A valid point. However, one thing I've never heard is a defense of the racial nationalist value system from first principles. I'd like to see the philosophical points this is rooted in. As of now the only thing I can see (on the surface) justifying it is emotion.
#13862774
"Such as?" You are essentially asking me to "prove" an ideological and personal philosophic worldview. Ridiculous.


No, I'm asking you to provide examples that the Nazis did something worthwhile.

I have only been honest about my personal views in this discussion. If my words aren't real enough or don't synchronize with your word games, I truly don't give a damn.


I don't know what the hell your position in this debate is other then "Hitler rox"

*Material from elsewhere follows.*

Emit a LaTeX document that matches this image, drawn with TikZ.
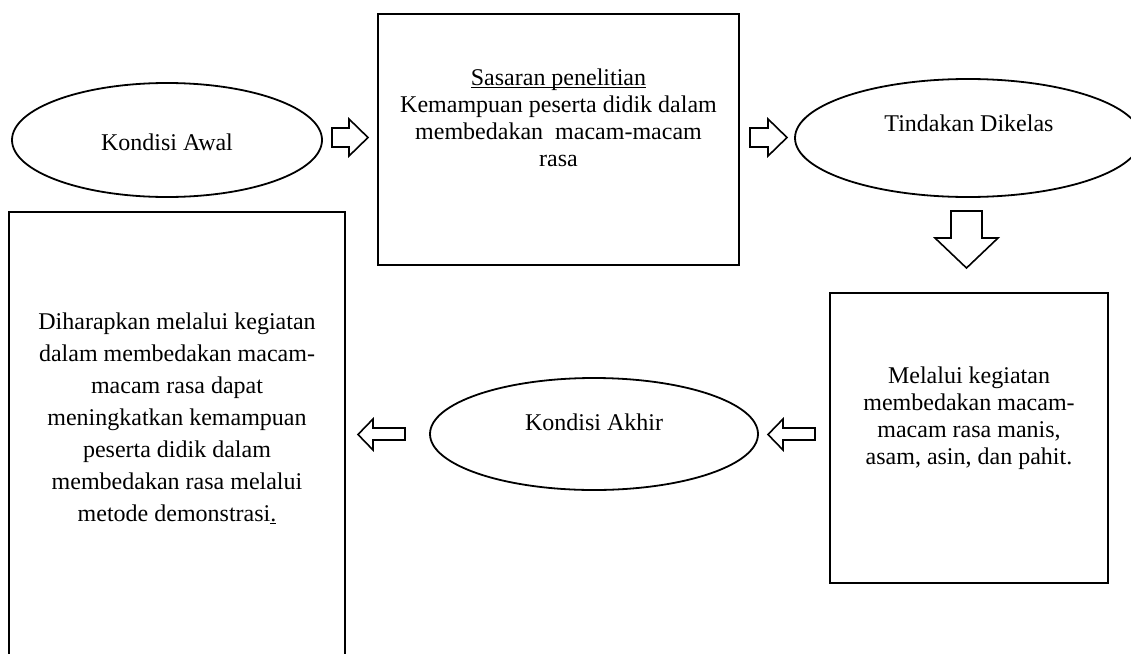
\documentclass[tikz,border=0pt]{standalone}
\usepackage{fontspec}
\setmainfont{Liberation Serif}
\usetikzlibrary{shapes.geometric}
\newcommand\wordul[1]{\setbox0\hbox{#1}\rlap{\rule[-2.6pt]{\wd0}{1.1pt}}\box0}
\tikzset{
  frame/.style={draw=black, line width=1.8pt, rectangle, inner sep=0pt},
  oval/.style={draw=black, line width=1.8pt, ellipse, inner sep=0pt},
  txt/.style={align=center, inner sep=0pt, font=\fontsize{24}{27}\selectfont},
  txtwide/.style={align=center, inner sep=0pt, font=\fontsize{24}{32}\selectfont},
  blockarrow/.style={draw=black, line width=1.6pt, fill=white, line join=miter}
}
\begin{document}
\begin{tikzpicture}[x=1pt, y=-1pt]
\useasboundingbox (0,0) rectangle (1131,653);
\clip (0,0) rectangle (1131,653);
% ellipses
\node[oval, minimum width=310, minimum height=114] (awal) at (167,140) {};
\node[txt] (awalT) at (167,142) {Kondisi Awal};
\node[oval, minimum width=346, minimum height=118] (tindakan) at (968,138) {};
\node[txt] (tindakanT) at (969,123) {Tindakan Dikelas};
\node[oval, minimum width=328, minimum height=112] (akhir) at (594,434) {};
\node[txt] (akhirT) at (594,422) {Kondisi Akhir};
% boxes
\node[frame, minimum width=361, minimum height=251] (sasaran) at (558.5,139.5) {};
\node[txt] (sasaranT) at (558.5,117.5) {\wordul{Sasaran penelitian}\\Kemampuan peserta didik dalam\\membedakan\ \ macam-macam\\rasa};
\node[frame, minimum width=278, minimum height=290] (melalui) at (969,438) {};
\node[txt] (melaluiT) at (969,418) {Melalui kegiatan\\membedakan macam-\\macam rasa manis,\\asam, asin, dan pahit.};
\node[frame, minimum width=336, minimum height=460] (harap) at (177,442) {};
\node[txtwide] (harapT) at (177,418) {Diharapkan melalui kegiatan\\dalam membedakan macam-\\macam rasa dapat\\meningkatkan kemampuan\\peserta didik dalam\\membedakan rasa melalui\\metode demonstrasi\wordul{.}};
% block arrows
\draw[blockarrow] (332,128) -- (349,128) -- (349,119) -- (368,137.5) -- (349,156) -- (349,147) -- (332,147) -- cycle;
\draw[blockarrow] (750,128) -- (768,128) -- (768,119) -- (787,137.5) -- (768,156) -- (768,147) -- (750,147) -- cycle;
\draw[blockarrow] (951,211) -- (982,211) -- (982,238) -- (998,238) -- (966.5,268) -- (935,238) -- (951,238) -- cycle;
\draw[blockarrow] (405,428) -- (373,428) -- (373,419) -- (358,434.5) -- (373,450) -- (373,440) -- (405,440) -- cycle;
\draw[blockarrow] (815,428) -- (783,428) -- (783,419) -- (768,434.5) -- (783,450) -- (783,440) -- (815,440) -- cycle;
\end{tikzpicture}
\end{document}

National pride, strength, and unity. Class cooperation. Spiritual purification. The reclaimation of lost land. Ambitious national construction products. Youth health and martial spirit. The formation of an ethnic state with a sense of its own history. These are undoubtably values which are lost on today's generations.


And obliterated in Germany as a result of the Nazis.
#13862780
I don't know what the hell your position in this debate is other then "Hitler rox"


I think that is oversimplifying it a bit Publius, as far as FRS is concerned. I have seen all the arguments from him and others in the past for why Hitler is good. I hate to defend such thinking, but it is a lot less simple than just "Hitler rox." What I am aiming at is this: the values which justify Hitler are a values considered a social pariah in modern times and I have never once in my entire life seen a rational justification for race based nationalism. As much as I oppose libertarianism at least they have the non-aggression principle as a sort of "first principle." I think it is a cop out and I have destroyed it on social contract grounds on this forum time and time again but it is a first principle. I've seen all the arguments for Hitler and I've seen the values that can justify this, but what are the first principles that justify those values?
#13862950
No, I'm asking you to provide examples that the Nazis did something worthwhile.


I have. Reclaiming land, for many, was and is worthwhile. The outcome of the war has no bearing on this. The expulsion of the French and their Sengalese lackeys from the Rheinland was very worthwhile indeed. Whether you agree with it or not is irrelevant. You asked me to justify my own opinions and I have done so.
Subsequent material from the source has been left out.